TIME Magazine's Claire Suddath commented on Яolcats last week, claiming that it is funny (she's right) but that lolcats are not (she's wrong). Suddaths's (tongue-in-cheek?) complaint about lolcats is most relevant here on Language Log:
Lolcats is stupid. There, I said it. People who attribute grammatically incorrect statements to unsuspecting housecats are the same people who speak to children in baby voices and pat pregnant women's bellies without asking permission. Besides, even if your cat could speak, and it happened to ask for a cheeseburger, why would it spell "cheez" with a "Z?" Why? It's one thing to pretend that your cat can talk, but it's another thing to pretend that it has a debilitating speech impediment.
If Suddath pronounces "cheese" in any way that sounds different from what "cheez" is meant to represent, then I hate to tell her, but she's the one with the speech impediment.

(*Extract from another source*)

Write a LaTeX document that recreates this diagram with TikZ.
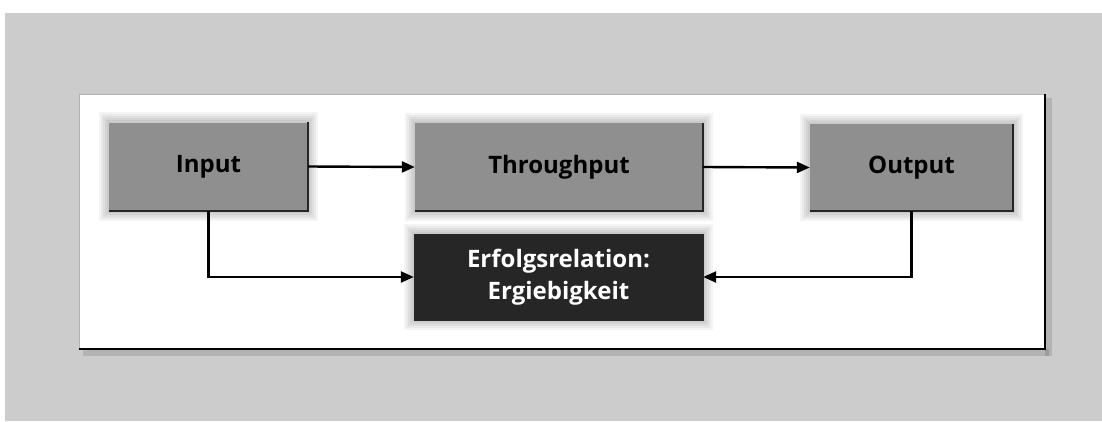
\documentclass[tikz,border=0pt]{standalone}
\usepackage{fontspec}
\setmainfont{Open Sans}
\usetikzlibrary{arrows.meta,backgrounds}

\definecolor{paper}{gray}{0.80}
\definecolor{boxgray}{gray}{0.56}
\definecolor{boxdark}{gray}{0.15}

\tikzset{
  stage/.style={rectangle, fill=boxgray, inner sep=0pt,
    font=\fontsize{24}{28}\selectfont\bfseries, text=black},
  result/.style={rectangle, fill=boxdark, inner sep=0pt, align=center,
    font=\fontsize{24}{32}\selectfont\bfseries, text=white},
  rim/.style={draw=black!85, line width=2pt},
  flow/.style={draw=black, line width=2.4pt,
    -{Triangle[length=13pt,width=11pt]}},
  halo/.style={fill=black, opacity=0.045}
}

\begin{document}
\begin{tikzpicture}[x=1pt,y=-1pt]
\useasboundingbox (0,0) rectangle (1102,421);

% process stages
\node[stage, minimum width=199pt, minimum height=88pt] (in)  at (208.5,166.5) {Input};
\node[stage, minimum width=288pt, minimum height=88pt] (thr) at (559,167)    {Throughput};
\node[stage, minimum width=203pt, minimum height=87pt] (out) at (911.5,167.5) {Output};
\node[result, minimum width=289pt, minimum height=86pt] (erf) at (558.5,277)
  {Erfolgsrelation:\\Ergiebigkeit};

\begin{scope}[on background layer]
  % screened backdrop and framed panel
  \fill[paper] (5,13) rectangle (1102,421);
  \fill[black, opacity=0.12] (83,349) rectangle (1049,356);
  \fill[black, opacity=0.12] (1045,98) rectangle (1052,356);
  \fill[white] (79,94) rectangle (1045,349);
  \draw[black!30, line width=0.8pt] (79,349) -- (79,94) -- (1045,94);
  \draw[black, line width=1.4pt] (79,349) -- (1045,349) -- (1045,94);
  % soft halos behind the boxes
  \foreach \n in {in,thr,out,erf}{
    \foreach \d in {2,4,6,8,10}{
      \fill[halo] ([shift={(-\d,-\d)}]\n.north west) rectangle ([shift={(\d,\d)}]\n.south east);
    }
  }
\end{scope}

% dark lower and right edges of the boxes
\foreach \n in {in,thr,out,erf}{
  \draw[rim] (\n.south west) -- (\n.south east) -- (\n.north east);
}

% connectors
\draw[flow] (in.east) -- (thr.west);
\draw[flow] (thr.east) -- (out.west);
\draw[flow] (in.south) |- (erf.west);
\draw[flow] (out.south) |- (erf.east);
\end{tikzpicture}
\end{document}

And let's look at the text of the lolcat example in her "speech impediment" link:
Dis iz da spoon u wil now uze to measure ma foodz
The only noteworthy deviation from Standard English in terms of pronunciation here is "th" being represented with "d". (I take the "a" in "da" and "ma" to simply represent schwa, which is not at all an atypical pronunciation of the vowel in these function words.) This is a very typical dialect variant, not a speech impediment. Of course, it's also a prototypical child's pronunciation of "th", but not because they have a "speech impediment". (Children are cute, hence the cat is cute — that's supposed to be part of the appeal of lolcats, innit?) Yet another sad example of how the media grossly misrepresents linguistics.